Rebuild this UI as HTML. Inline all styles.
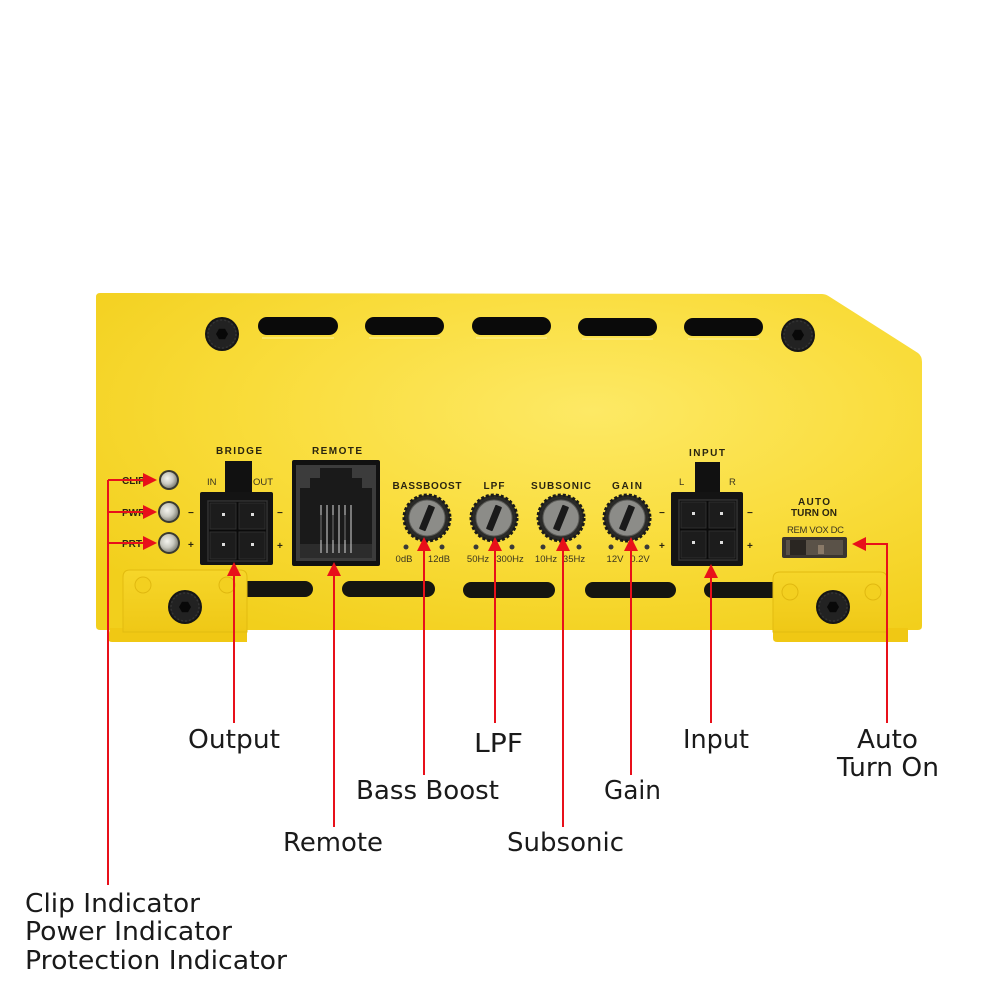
<!DOCTYPE html>
<html><head><meta charset="utf-8"><style>
html,body{margin:0;padding:0;background:#fff;}
svg{display:block;}
.lbl{font-family:"DejaVu Sans","Liberation Sans",sans-serif;font-size:26px;fill:#1a1a1a;}
.pt{font-family:"Liberation Sans",sans-serif;font-weight:bold;font-size:10px;fill:#2a2510;}
.pn{font-family:"Liberation Sans",sans-serif;font-size:9.5px;fill:#3a3520;}
</style></head><body>
<svg width="1000" height="1000" viewBox="0 0 1000 1000" xmlns="http://www.w3.org/2000/svg">
<defs>
<radialGradient id="yg" cx="0.6" cy="0.35" r="0.75">
<stop offset="0" stop-color="#fde965"/>
<stop offset="0.55" stop-color="#f9dc3a"/>
<stop offset="1" stop-color="#f2cf1c"/>
</radialGradient>
<linearGradient id="br" x1="0" y1="0" x2="0" y2="1">
<stop offset="0" stop-color="#f6d62a"/>
<stop offset="1" stop-color="#efc816"/>
</linearGradient>
<radialGradient id="led" cx="0.4" cy="0.4" r="0.6">
<stop offset="0" stop-color="#f4f4ee"/>
<stop offset="0.6" stop-color="#c9c9c0"/>
<stop offset="1" stop-color="#8a8a80"/>
</radialGradient>
<g id="screw">
<circle r="17" fill="#151515"/>
<circle r="15" fill="#222"/>
<circle r="14" fill="none" stroke="#333" stroke-width="1.5" stroke-dasharray="2 2"/>
<polygon points="6,0 3,5.2 -3,5.2 -6,0 -3,-5.2 3,-5.2" fill="#080808"/>
</g>
<g id="knob">
<circle r="23" fill="#2a2a28" stroke="#1a1a18" stroke-width="3" stroke-dasharray="3 2"/>
<circle r="18" fill="#8c8c88"/>
<circle r="18" fill="none" stroke="#5a5a56" stroke-width="1"/>
<rect x="-3.5" y="-13" width="7" height="26" rx="1" fill="#1a1a1a" transform="rotate(22)"/>
</g>
</defs>

<!-- body -->
<path d="M100,293 L822,294 Q826,294 830,297 L918,353 Q922,356 922,362 L922,626 Q922,630 918,630 L100,630 Q96,630 96,626 L96,297 Q96,293 100,293 Z" fill="url(#yg)"/>

<!-- top slots -->
<g fill="#0a0a0a">
<rect x="258" y="317" width="80" height="18" rx="9"/>
<rect x="365" y="317" width="79" height="18" rx="9"/>
<rect x="472" y="317" width="79" height="18" rx="9"/>
<rect x="578" y="318" width="79" height="18" rx="9"/>
<rect x="684" y="318" width="79" height="18" rx="9"/>
</g>
<g stroke="#fff08a" stroke-width="1.5" fill="none" opacity="0.8">
<path d="M262,338 H334"/><path d="M369,338 H440"/><path d="M476,338 H547"/><path d="M582,339 H653"/><path d="M688,339 H759"/>
</g>
<use href="#screw" x="222" y="334"/>
<use href="#screw" x="798" y="335"/>

<!-- lower slots -->
<g fill="#151510">
<rect x="240" y="581" width="73" height="16" rx="8"/>
<rect x="342" y="581" width="93" height="16" rx="8"/>
<rect x="463" y="582" width="92" height="16" rx="8"/>
<rect x="585" y="582" width="91" height="16" rx="8"/>
<rect x="704" y="582" width="90" height="16" rx="8"/>
</g>

<!-- left bracket -->
<path d="M110,628 L247,628 L247,642 L112,642 Q108,642 108,638 Z" fill="#f0c814"/>
<path d="M130,570 L240,570 Q247,570 247,577 L247,632 L123,632 L123,577 Q123,570 130,570 Z" fill="url(#br)" stroke="#e2bb10" stroke-width="1"/>
<circle cx="143" cy="585" r="8" fill="#f3d020" stroke="#e0b810" stroke-width="1"/>
<circle cx="227" cy="585" r="8" fill="#f3d020" stroke="#e0b810" stroke-width="1"/>
<use href="#screw" x="185" y="607"/>

<!-- right bracket -->
<path d="M773,628 L908,628 L908,642 L777,642 Q773,642 773,638 Z" fill="#f0c814"/>
<path d="M780,572 L880,572 Q887,572 887,579 L887,632 L773,632 L773,579 Q773,572 780,572 Z" fill="url(#br)" stroke="#e2bb10" stroke-width="1"/>
<circle cx="790" cy="592" r="8" fill="#f3d020" stroke="#e0b810" stroke-width="1"/>
<circle cx="873" cy="592" r="8" fill="#f3d020" stroke="#e0b810" stroke-width="1"/>
<use href="#screw" x="833" y="607"/>

<!-- LEDs -->
<g>
<circle cx="169" cy="480" r="10" fill="#3a3a30"/><circle cx="169" cy="480" r="8" fill="url(#led)"/>
<circle cx="169" cy="512" r="11" fill="#3a3a30"/><circle cx="169" cy="512" r="9" fill="url(#led)"/>
<circle cx="169" cy="543" r="11" fill="#3a3a30"/><circle cx="169" cy="543" r="9" fill="url(#led)"/>
</g>
<text class="pt" x="122" y="484">CLIP</text>
<text class="pt" x="122" y="516">PWR</text>
<text class="pt" x="122" y="547">PRT</text>
<text class="pt" x="188" y="516" font-size="13">−</text>
<text class="pt" x="188" y="548" font-size="13">+</text>

<!-- BRIDGE connector -->
<text class="pt" x="239" y="454" text-anchor="middle" textLength="46">BRIDGE</text>
<text class="pn" x="207" y="485">IN</text>
<text class="pn" x="253" y="485">OUT</text>
<rect x="225" y="461" width="27" height="34" fill="#111"/>
<rect x="200" y="492" width="73" height="73" rx="2" fill="#141414"/>
<rect x="208" y="501" width="59" height="60" fill="#0a0a0a" stroke="#333" stroke-width="1.5"/>
<rect x="210" y="503" width="26" height="26" fill="#1c1c1c" stroke="#2e2e2e"/>
<rect x="239" y="503" width="26" height="26" fill="#1c1c1c" stroke="#2e2e2e"/>
<rect x="210" y="532" width="26" height="27" fill="#1c1c1c" stroke="#2e2e2e"/>
<rect x="239" y="532" width="26" height="27" fill="#1c1c1c" stroke="#2e2e2e"/>
<g fill="#ddd"><rect x="222" y="513" width="3" height="3"/><rect x="251" y="513" width="3" height="3"/><rect x="222" y="543" width="3" height="3"/><rect x="251" y="543" width="3" height="3"/></g>
<text class="pt" x="277" y="516" font-size="13">−</text>
<text class="pt" x="277" y="549" font-size="13">+</text>

<!-- REMOTE jack -->
<text class="pt" x="337" y="454" text-anchor="middle" textLength="50">REMOTE</text>
<rect x="292" y="460" width="88" height="106" rx="2" fill="#111"/>
<rect x="296" y="465" width="80" height="96" fill="#3c3c3c"/>
<path d="M320,468 H352 V478 H362 V488 H372 V558 H300 V488 H310 V478 H320 Z" fill="#1a1a1a"/>
<rect x="300" y="544" width="72" height="14" fill="#2c2c2c"/>
<g stroke="#bbb" stroke-width="1.2">
<line x1="321" y1="505" x2="321" y2="553"/><line x1="327" y1="505" x2="327" y2="553"/><line x1="333" y1="505" x2="333" y2="553"/><line x1="339" y1="505" x2="339" y2="553"/><line x1="345" y1="505" x2="345" y2="553"/><line x1="351" y1="505" x2="351" y2="553"/>
</g>
<g stroke="#555" stroke-width="1"><line x1="321" y1="515" x2="321" y2="540"/><line x1="333" y1="515" x2="333" y2="540"/><line x1="345" y1="515" x2="345" y2="540"/></g>

<!-- knobs -->
<text class="pt" x="427" y="489" text-anchor="middle" textLength="69">BASSBOOST</text>
<text class="pt" x="494" y="489" text-anchor="middle" textLength="21">LPF</text>
<text class="pt" x="561" y="489" text-anchor="middle" textLength="60">SUBSONIC</text>
<text class="pt" x="627" y="489" text-anchor="middle" textLength="30">GAIN</text>
<use href="#knob" x="427" y="518"/>
<use href="#knob" x="494" y="518"/>
<use href="#knob" x="561" y="518"/>
<use href="#knob" x="627" y="518"/>
<g fill="#3a3a38">
<circle cx="406" cy="547" r="2.5"/><circle cx="442" cy="547" r="2.5"/>
<circle cx="476" cy="547" r="2.5"/><circle cx="512" cy="547" r="2.5"/>
<circle cx="543" cy="547" r="2.5"/><circle cx="579" cy="547" r="2.5"/>
<circle cx="611" cy="547" r="2.5"/><circle cx="647" cy="547" r="2.5"/>
</g>
<g class="pn" text-anchor="middle">
<text x="404" y="562">0dB</text><text x="439" y="562">12dB</text>
<text x="478" y="562">50Hz</text><text x="510" y="562">300Hz</text>
<text x="546" y="562">10Hz</text><text x="574" y="562">35Hz</text>
<text x="615" y="562">12V</text><text x="640" y="562">0.2V</text>
</g>
<text class="pt" x="659" y="516" font-size="13">−</text>
<text class="pt" x="659" y="549" font-size="13">+</text>

<!-- INPUT connector -->
<text class="pt" x="707" y="456" text-anchor="middle" textLength="36">INPUT</text>
<text class="pn" x="679" y="485">L</text>
<text class="pn" x="729" y="485">R</text>
<rect x="695" y="462" width="25" height="33" fill="#111"/>
<rect x="671" y="492" width="72" height="74" rx="2" fill="#141414"/>
<rect x="679" y="500" width="58" height="60" fill="#0a0a0a" stroke="#333" stroke-width="1.5"/>
<rect x="681" y="502" width="25" height="26" fill="#1c1c1c" stroke="#2e2e2e"/>
<rect x="709" y="502" width="26" height="26" fill="#1c1c1c" stroke="#2e2e2e"/>
<rect x="681" y="531" width="25" height="27" fill="#1c1c1c" stroke="#2e2e2e"/>
<rect x="709" y="531" width="26" height="27" fill="#1c1c1c" stroke="#2e2e2e"/>
<g fill="#ddd"><rect x="692" y="512" width="3" height="3"/><rect x="720" y="512" width="3" height="3"/><rect x="692" y="541" width="3" height="3"/><rect x="720" y="541" width="3" height="3"/></g>
<text class="pt" x="747" y="516" font-size="13">−</text>
<text class="pt" x="747" y="549" font-size="13">+</text>

<!-- AUTO TURN ON -->
<text class="pt" x="814" y="505" text-anchor="middle" textLength="32">AUTO</text>
<text class="pt" x="814" y="516" text-anchor="middle" textLength="46">TURN ON</text>
<text class="pn" x="787" y="533" textLength="57">REM VOX DC</text>
<rect x="782" y="537" width="65" height="21" rx="2" fill="#3a3530"/>
<rect x="786" y="540" width="57" height="15" fill="#5a5248"/>
<rect x="790" y="540" width="16" height="15" fill="#2a2622"/>
<rect x="818" y="545" width="6" height="9" fill="#8a7a68"/>

<!-- red callouts -->
<g stroke="#e8101a" stroke-width="2" fill="none">
<line x1="108" y1="480" x2="108" y2="885"/>
<line x1="108" y1="480" x2="145" y2="480"/>
<line x1="108" y1="512" x2="145" y2="512"/>
<line x1="108" y1="543" x2="145" y2="543"/>
<line x1="234" y1="572" x2="234" y2="723"/>
<line x1="334" y1="572" x2="334" y2="827"/>
<line x1="424" y1="548" x2="424" y2="775"/>
<line x1="495" y1="548" x2="495" y2="723"/>
<line x1="563" y1="548" x2="563" y2="827"/>
<line x1="631" y1="548" x2="631" y2="775"/>
<line x1="711" y1="574" x2="711" y2="723"/>
<line x1="864" y1="544" x2="887" y2="544"/>
<line x1="887" y1="543" x2="887" y2="723"/>
</g>
<g fill="#e8101a">
<polygon points="157,480 143,473 143,487"/>
<polygon points="157,512 143,505 143,519"/>
<polygon points="157,543 143,536 143,550"/>
<polygon points="234,562 227,576 241,576"/>
<polygon points="334,562 327,576 341,576"/>
<polygon points="424,537 417,551 431,551"/>
<polygon points="495,537 488,551 502,551"/>
<polygon points="563,537 556,551 570,551"/>
<polygon points="631,537 624,551 638,551"/>
<polygon points="711,564 704,578 718,578"/>
<polygon points="852,544 866,537 866,551"/>
</g>

<!-- labels -->
<text class="lbl" x="188" y="748" textLength="92" lengthAdjust="spacingAndGlyphs">Output</text>
<text class="lbl" x="474" y="752" textLength="49" lengthAdjust="spacingAndGlyphs">LPF</text>
<text class="lbl" x="683" y="748" textLength="66" lengthAdjust="spacingAndGlyphs">Input</text>
<text class="lbl" x="857" y="748" textLength="61" lengthAdjust="spacingAndGlyphs">Auto</text>
<text class="lbl" x="837" y="776" textLength="102" lengthAdjust="spacingAndGlyphs">Turn On</text>
<text class="lbl" x="356" y="799" textLength="143" lengthAdjust="spacingAndGlyphs">Bass Boost</text>
<text class="lbl" x="604" y="799" textLength="57" lengthAdjust="spacingAndGlyphs">Gain</text>
<text class="lbl" x="283" y="851" textLength="100" lengthAdjust="spacingAndGlyphs">Remote</text>
<text class="lbl" x="507" y="851" textLength="117" lengthAdjust="spacingAndGlyphs">Subsonic</text>
<text class="lbl" x="25" y="912" textLength="175" lengthAdjust="spacingAndGlyphs">Clip Indicator</text>
<text class="lbl" x="25" y="940" textLength="207" lengthAdjust="spacingAndGlyphs">Power Indicator</text>
<text class="lbl" x="25" y="969" textLength="262" lengthAdjust="spacingAndGlyphs">Protection Indicator</text>
</svg>
</body></html>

══════════

# What is being asked
Exactly reproduce the run of lines from the start of the listing through the line with "L822,294 Q826,294 830,297", inclusive; pictures are not copied.

# Response below
Rebuild this UI as HTML. Inline all styles.
<!DOCTYPE html>
<html><head><meta charset="utf-8"><style>
html,body{margin:0;padding:0;background:#fff;}
svg{display:block;}
.lbl{font-family:"DejaVu Sans","Liberation Sans",sans-serif;font-size:26px;fill:#1a1a1a;}
.pt{font-family:"Liberation Sans",sans-serif;font-weight:bold;font-size:10px;fill:#2a2510;}
.pn{font-family:"Liberation Sans",sans-serif;font-size:9.5px;fill:#3a3520;}
</style></head><body>
<svg width="1000" height="1000" viewBox="0 0 1000 1000" xmlns="http://www.w3.org/2000/svg">
<defs>
<radialGradient id="yg" cx="0.6" cy="0.35" r="0.75">
<stop offset="0" stop-color="#fde965"/>
<stop offset="0.55" stop-color="#f9dc3a"/>
<stop offset="1" stop-color="#f2cf1c"/>
</radialGradient>
<linearGradient id="br" x1="0" y1="0" x2="0" y2="1">
<stop offset="0" stop-color="#f6d62a"/>
<stop offset="1" stop-color="#efc816"/>
</linearGradient>
<radialGradient id="led" cx="0.4" cy="0.4" r="0.6">
<stop offset="0" stop-color="#f4f4ee"/>
<stop offset="0.6" stop-color="#c9c9c0"/>
<stop offset="1" stop-color="#8a8a80"/>
</radialGradient>
<g id="screw">
<circle r="17" fill="#151515"/>
<circle r="15" fill="#222"/>
<circle r="14" fill="none" stroke="#333" stroke-width="1.5" stroke-dasharray="2 2"/>
<polygon points="6,0 3,5.2 -3,5.2 -6,0 -3,-5.2 3,-5.2" fill="#080808"/>
</g>
<g id="knob">
<circle r="23" fill="#2a2a28" stroke="#1a1a18" stroke-width="3" stroke-dasharray="3 2"/>
<circle r="18" fill="#8c8c88"/>
<circle r="18" fill="none" stroke="#5a5a56" stroke-width="1"/>
<rect x="-3.5" y="-13" width="7" height="26" rx="1" fill="#1a1a1a" transform="rotate(22)"/>
</g>
</defs>

<!-- body -->
<path d="M100,293 L822,294 Q826,294 830,297 L918,353 Q922,356 922,362 L922,626 Q922,630 918,630 L100,630 Q96,630 96,626 L96,297 Q96,293 100,293 Z" fill="url(#yg)"/>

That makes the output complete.